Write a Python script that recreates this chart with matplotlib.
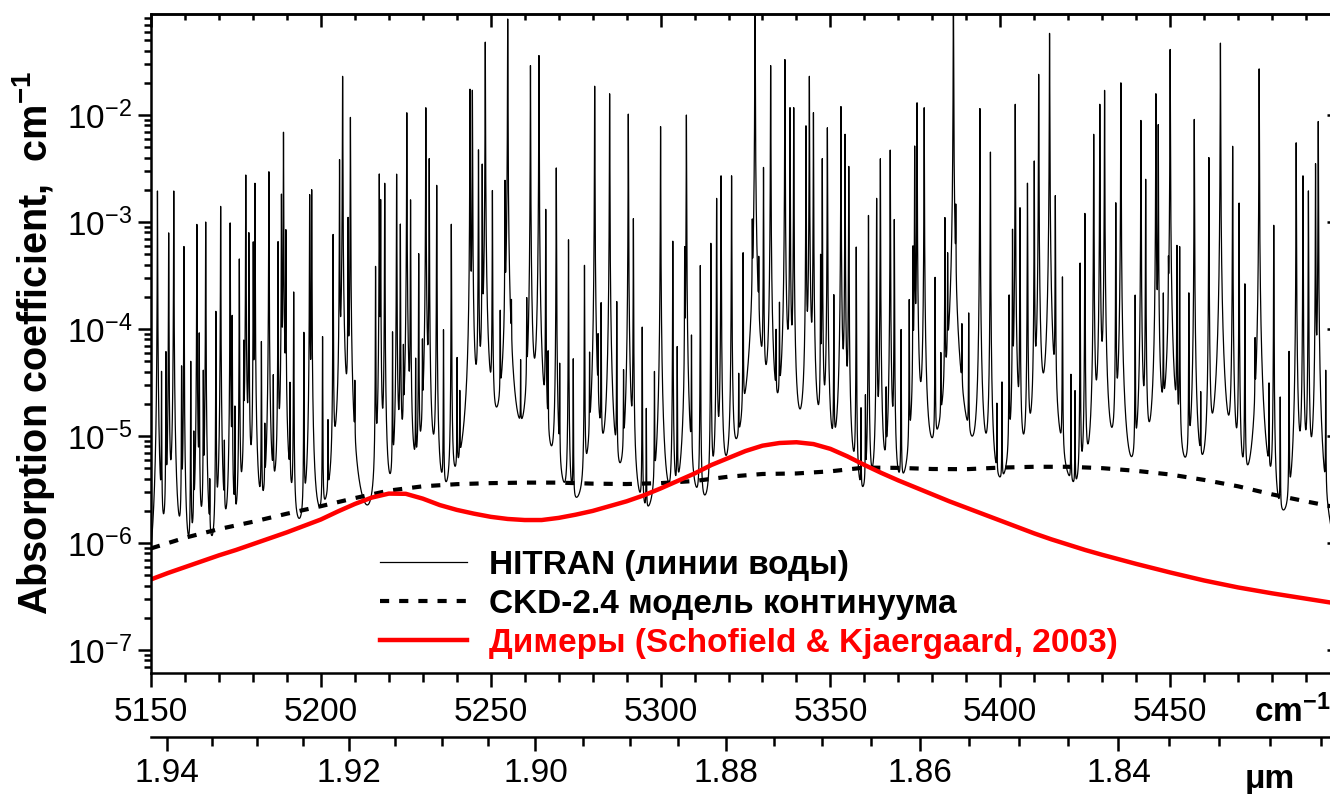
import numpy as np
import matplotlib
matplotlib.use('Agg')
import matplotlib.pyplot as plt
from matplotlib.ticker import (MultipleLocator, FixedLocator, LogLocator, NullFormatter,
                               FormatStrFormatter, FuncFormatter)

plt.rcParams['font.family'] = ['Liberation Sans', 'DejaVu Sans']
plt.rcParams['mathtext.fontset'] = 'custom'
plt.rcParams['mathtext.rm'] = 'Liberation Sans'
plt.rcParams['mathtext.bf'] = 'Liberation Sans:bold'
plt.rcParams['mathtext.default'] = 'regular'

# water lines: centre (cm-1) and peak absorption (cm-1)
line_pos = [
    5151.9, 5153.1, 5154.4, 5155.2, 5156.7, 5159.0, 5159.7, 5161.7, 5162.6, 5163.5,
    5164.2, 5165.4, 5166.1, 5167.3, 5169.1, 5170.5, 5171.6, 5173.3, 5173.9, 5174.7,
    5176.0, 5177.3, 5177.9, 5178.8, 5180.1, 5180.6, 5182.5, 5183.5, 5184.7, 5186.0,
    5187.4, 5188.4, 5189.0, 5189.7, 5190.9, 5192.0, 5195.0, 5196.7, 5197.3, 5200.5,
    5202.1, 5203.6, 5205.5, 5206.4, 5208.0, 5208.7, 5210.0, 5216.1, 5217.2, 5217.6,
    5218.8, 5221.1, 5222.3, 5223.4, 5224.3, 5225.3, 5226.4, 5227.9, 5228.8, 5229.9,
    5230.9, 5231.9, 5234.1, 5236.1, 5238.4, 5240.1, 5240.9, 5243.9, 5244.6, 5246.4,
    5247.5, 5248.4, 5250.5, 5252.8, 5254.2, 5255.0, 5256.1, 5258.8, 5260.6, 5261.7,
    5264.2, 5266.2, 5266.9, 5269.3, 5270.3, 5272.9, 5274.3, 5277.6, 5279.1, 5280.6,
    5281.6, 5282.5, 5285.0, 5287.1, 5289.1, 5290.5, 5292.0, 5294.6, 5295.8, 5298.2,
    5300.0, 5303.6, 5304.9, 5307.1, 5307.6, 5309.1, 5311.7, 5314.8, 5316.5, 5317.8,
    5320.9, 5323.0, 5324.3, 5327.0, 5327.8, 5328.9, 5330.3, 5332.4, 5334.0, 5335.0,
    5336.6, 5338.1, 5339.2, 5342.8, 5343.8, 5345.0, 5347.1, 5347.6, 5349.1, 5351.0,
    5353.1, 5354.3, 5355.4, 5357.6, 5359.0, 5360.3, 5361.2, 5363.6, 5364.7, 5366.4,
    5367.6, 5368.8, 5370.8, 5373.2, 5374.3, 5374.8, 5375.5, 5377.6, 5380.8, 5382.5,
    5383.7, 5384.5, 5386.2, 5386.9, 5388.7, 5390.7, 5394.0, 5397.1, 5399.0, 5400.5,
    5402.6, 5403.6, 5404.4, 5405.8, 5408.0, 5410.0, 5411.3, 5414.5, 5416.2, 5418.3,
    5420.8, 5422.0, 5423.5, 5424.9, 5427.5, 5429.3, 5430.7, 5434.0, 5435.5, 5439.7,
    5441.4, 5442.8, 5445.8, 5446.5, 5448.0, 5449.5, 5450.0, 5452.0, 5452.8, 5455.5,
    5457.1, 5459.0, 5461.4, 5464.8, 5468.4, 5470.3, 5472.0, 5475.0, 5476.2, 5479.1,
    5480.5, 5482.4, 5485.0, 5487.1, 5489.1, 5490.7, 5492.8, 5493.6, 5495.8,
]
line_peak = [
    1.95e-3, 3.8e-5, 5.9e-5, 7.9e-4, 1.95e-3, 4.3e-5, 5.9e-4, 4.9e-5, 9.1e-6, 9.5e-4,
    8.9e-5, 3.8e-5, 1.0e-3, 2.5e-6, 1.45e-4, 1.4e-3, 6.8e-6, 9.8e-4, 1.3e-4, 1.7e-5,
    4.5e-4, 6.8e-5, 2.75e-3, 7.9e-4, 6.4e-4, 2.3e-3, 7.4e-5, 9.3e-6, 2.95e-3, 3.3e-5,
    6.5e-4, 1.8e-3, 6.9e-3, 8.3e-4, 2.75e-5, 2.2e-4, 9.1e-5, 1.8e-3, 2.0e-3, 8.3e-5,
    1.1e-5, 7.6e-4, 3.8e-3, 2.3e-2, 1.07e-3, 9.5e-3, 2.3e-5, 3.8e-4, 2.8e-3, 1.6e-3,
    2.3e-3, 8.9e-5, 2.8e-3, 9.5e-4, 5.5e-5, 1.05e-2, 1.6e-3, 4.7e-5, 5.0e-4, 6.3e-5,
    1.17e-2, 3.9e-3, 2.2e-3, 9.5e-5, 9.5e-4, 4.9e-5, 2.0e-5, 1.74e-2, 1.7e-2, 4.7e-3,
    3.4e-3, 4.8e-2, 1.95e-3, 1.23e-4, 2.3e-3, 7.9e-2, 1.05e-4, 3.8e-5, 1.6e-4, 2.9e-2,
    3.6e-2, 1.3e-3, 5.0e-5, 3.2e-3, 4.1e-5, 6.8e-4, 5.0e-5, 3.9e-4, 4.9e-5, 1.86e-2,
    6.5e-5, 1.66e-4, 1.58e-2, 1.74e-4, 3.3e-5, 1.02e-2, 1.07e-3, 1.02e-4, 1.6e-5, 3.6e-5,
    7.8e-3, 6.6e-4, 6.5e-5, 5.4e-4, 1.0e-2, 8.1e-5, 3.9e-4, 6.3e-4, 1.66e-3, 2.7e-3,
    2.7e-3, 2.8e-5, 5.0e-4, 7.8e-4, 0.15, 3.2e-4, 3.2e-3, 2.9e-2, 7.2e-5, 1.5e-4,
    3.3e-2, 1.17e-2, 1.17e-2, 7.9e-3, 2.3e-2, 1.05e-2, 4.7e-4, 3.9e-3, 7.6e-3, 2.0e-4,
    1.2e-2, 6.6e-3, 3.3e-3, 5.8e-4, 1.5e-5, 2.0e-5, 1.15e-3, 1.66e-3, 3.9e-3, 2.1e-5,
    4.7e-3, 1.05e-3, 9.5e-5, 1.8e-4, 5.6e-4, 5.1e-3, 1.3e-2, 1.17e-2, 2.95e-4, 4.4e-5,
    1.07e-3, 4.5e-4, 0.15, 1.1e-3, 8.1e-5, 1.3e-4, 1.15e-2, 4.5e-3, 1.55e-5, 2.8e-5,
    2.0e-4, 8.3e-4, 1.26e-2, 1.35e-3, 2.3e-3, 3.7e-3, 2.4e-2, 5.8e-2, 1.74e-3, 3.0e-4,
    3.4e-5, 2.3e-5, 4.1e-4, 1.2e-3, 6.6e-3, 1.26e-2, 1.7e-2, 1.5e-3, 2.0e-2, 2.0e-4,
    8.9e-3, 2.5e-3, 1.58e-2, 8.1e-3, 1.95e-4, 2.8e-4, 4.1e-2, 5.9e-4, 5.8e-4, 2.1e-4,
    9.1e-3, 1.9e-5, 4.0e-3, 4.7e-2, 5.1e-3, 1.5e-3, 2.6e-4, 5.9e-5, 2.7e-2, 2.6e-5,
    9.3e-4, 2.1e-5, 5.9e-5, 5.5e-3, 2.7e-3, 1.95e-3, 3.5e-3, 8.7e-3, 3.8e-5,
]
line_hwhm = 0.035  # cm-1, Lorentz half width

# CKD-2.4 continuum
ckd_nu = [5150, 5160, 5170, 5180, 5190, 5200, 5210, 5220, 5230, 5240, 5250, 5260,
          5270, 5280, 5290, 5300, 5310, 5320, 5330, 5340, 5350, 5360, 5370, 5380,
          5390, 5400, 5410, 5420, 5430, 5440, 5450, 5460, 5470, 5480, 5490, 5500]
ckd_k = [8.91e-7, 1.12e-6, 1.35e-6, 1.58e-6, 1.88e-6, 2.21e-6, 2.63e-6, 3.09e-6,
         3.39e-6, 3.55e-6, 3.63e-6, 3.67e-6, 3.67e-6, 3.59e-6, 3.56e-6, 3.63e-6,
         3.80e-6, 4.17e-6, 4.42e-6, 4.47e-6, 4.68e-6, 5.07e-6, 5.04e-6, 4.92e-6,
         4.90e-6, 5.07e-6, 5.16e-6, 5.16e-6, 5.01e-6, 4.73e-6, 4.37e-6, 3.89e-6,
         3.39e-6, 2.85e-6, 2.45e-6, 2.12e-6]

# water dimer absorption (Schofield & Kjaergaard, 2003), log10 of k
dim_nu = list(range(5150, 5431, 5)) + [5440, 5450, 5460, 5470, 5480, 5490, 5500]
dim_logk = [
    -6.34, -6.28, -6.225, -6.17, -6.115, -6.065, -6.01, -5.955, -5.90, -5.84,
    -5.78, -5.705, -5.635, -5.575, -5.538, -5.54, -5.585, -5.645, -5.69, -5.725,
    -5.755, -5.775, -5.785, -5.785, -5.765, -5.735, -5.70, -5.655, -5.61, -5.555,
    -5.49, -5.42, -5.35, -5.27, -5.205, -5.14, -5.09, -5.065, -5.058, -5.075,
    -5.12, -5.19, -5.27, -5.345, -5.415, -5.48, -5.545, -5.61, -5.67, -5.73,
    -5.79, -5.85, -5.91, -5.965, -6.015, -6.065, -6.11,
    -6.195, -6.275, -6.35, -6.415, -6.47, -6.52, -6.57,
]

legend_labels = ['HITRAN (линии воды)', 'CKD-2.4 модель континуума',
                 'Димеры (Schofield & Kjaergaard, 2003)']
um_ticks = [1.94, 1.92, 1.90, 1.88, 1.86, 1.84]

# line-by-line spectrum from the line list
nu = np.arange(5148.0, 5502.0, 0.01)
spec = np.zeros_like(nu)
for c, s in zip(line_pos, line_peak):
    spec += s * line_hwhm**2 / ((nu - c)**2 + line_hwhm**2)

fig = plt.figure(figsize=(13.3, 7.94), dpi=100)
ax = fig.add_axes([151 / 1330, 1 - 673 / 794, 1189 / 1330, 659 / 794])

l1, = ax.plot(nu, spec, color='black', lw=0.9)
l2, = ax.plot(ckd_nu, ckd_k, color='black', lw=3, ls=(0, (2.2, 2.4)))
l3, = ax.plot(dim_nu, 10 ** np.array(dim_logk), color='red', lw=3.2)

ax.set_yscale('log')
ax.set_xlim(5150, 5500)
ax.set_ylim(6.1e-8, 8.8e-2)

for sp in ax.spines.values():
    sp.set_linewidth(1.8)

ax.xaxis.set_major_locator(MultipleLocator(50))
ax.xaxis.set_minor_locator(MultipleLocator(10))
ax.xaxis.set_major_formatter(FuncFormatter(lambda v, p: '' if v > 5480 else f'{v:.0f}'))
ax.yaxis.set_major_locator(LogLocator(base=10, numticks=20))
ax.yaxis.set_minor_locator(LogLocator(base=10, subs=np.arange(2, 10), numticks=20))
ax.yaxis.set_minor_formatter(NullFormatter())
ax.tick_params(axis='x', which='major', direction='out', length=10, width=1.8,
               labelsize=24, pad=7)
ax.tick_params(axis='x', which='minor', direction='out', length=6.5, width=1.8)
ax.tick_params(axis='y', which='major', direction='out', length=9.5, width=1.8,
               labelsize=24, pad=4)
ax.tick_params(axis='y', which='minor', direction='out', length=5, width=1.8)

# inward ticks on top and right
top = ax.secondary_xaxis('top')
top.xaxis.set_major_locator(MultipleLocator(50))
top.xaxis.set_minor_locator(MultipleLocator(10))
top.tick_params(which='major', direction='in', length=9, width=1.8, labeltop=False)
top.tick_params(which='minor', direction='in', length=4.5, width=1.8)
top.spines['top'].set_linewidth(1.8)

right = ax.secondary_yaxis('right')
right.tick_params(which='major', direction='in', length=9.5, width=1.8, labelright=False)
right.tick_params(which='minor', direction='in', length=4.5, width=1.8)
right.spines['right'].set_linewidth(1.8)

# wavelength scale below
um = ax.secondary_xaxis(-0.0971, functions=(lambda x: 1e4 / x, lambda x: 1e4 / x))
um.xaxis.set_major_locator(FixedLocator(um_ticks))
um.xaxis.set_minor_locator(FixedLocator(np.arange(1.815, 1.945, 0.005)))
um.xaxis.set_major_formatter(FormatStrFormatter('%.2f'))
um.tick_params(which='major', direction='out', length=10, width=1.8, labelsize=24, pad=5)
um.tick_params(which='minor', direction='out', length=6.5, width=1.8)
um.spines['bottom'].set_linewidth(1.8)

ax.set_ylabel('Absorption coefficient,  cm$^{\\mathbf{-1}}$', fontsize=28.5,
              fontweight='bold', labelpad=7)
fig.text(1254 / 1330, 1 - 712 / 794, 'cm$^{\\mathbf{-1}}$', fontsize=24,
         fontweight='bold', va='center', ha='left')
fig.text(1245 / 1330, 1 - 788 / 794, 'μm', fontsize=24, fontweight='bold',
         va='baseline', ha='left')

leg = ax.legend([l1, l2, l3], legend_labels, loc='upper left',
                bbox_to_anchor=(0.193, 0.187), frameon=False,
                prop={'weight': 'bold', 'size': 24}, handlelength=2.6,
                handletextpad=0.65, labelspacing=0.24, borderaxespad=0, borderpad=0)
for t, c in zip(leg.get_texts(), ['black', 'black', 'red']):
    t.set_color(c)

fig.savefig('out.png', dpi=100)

* _THE REQUEST_: Starting at the top of the listing above, reproduce each line up to and including the one with "plt.rcParams['mathtext.default'] = 'regular'"; omit the pictures.

* _PROBLEM SOLUTION_:
Write a Python script that recreates this chart with matplotlib.
import numpy as np
import matplotlib
matplotlib.use('Agg')
import matplotlib.pyplot as plt
from matplotlib.ticker import (MultipleLocator, FixedLocator, LogLocator, NullFormatter,
                               FormatStrFormatter, FuncFormatter)

plt.rcParams['font.family'] = ['Liberation Sans', 'DejaVu Sans']
plt.rcParams['mathtext.fontset'] = 'custom'
plt.rcParams['mathtext.rm'] = 'Liberation Sans'
plt.rcParams['mathtext.bf'] = 'Liberation Sans:bold'
plt.rcParams['mathtext.default'] = 'regular'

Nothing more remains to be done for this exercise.